I built an implementation of this and tested it on 3 Alex Hormozi books (~155K words, 68 source files). Some data for the skeptics:

The naive version (each book as 1 file) produced exactly the slop people are describing here. But splitting into chapter-level files and recompiling changed the output categorically. Same model, same prompts — the only variable was source granularity.

The compiler produced 210 concept pages with 4,597 cross-references (19.2 avg links per page). 20+ concepts synthesized across all 3 books unprompted — one pulled from 11 source files and found a genuine contradiction between two books that neither makes explicit. 173K words of output from 155K input. It’s not compression — it’s synthesis.

The thing I think the “this is just RAG” comments are missing: a vector database is only useful to machines. You can’t open a .faiss file and browse it. A wiki is useful to both. I open these files in Obsidian, browse the graph, follow links, read concept pages — no AI needed. But when I do ask the AI a question, it reads the same wiki pages I do, and the answers are better than RAG because the knowledge is already structured and cross-referenced instead of retrieved as raw chunks.

That’s the key insight in Karpathy’s idea. The compiled wiki is the interface for humans AND the knowledge layer for AI. Same artifact, two audiences.

~Cost: 12M tokens, ~10-15 min. Repo: https://github.com/vbarsoum1/llm-wiki-compiler

asakin (2026-04-08)

I’d been working on a personal wiki system for a while and adapted it to implement this pattern. Ended up as a git template:

https://github.com/asakin/llm-context-base

Main additions on top of the pattern: a training period where the AI learns how you work over 30 days then gets quieter over time, a metadata standard so files are queryable by summary, and a lint pass for stale content and context loading optimization.

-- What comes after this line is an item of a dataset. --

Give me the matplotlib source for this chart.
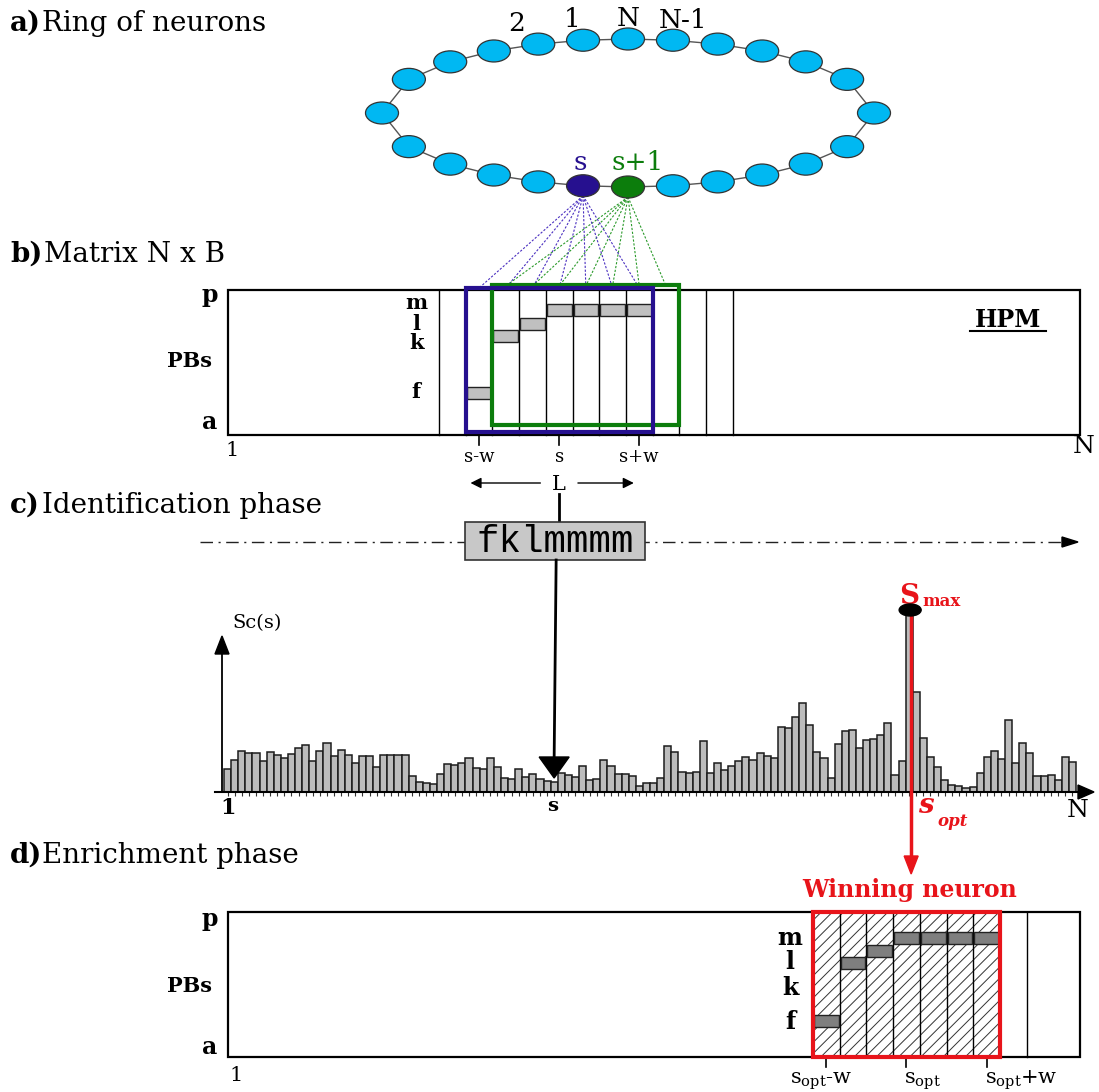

Never have to design a taxonomy upfront.

saberience (2026-04-10)

Karpathy is at his best when working on teaching materials for ML beginners.

When it comes to other stuff he seems to be in a X/Twitter induced AI Psychosis like Garry Tan where he thinks everything he does is amazing and novel because he gets glazed by 1000 X bots who just post “You’re amazing” after anything he tweets.

This is most definitely an (old) solution in search of a problem. Plenty of people have been trying variants of this for several years at this point but the issue isn’t putting stuff into a wiki, or git, or markdown files. It’s how you keep then up to date, how you deal with conflicts, how you deal with bloat, how you decide what to keep and delete over time, and also, when you’ve got this big mass of notes and markdown, when do you surface it?

It sounds great on paper until you try and use it and realize that in reality it isn’t that useful and doesn’t become part of your daily life. That is, it’s more fun to build than to actually use, and you don’t end up using it outside of the initial novelty.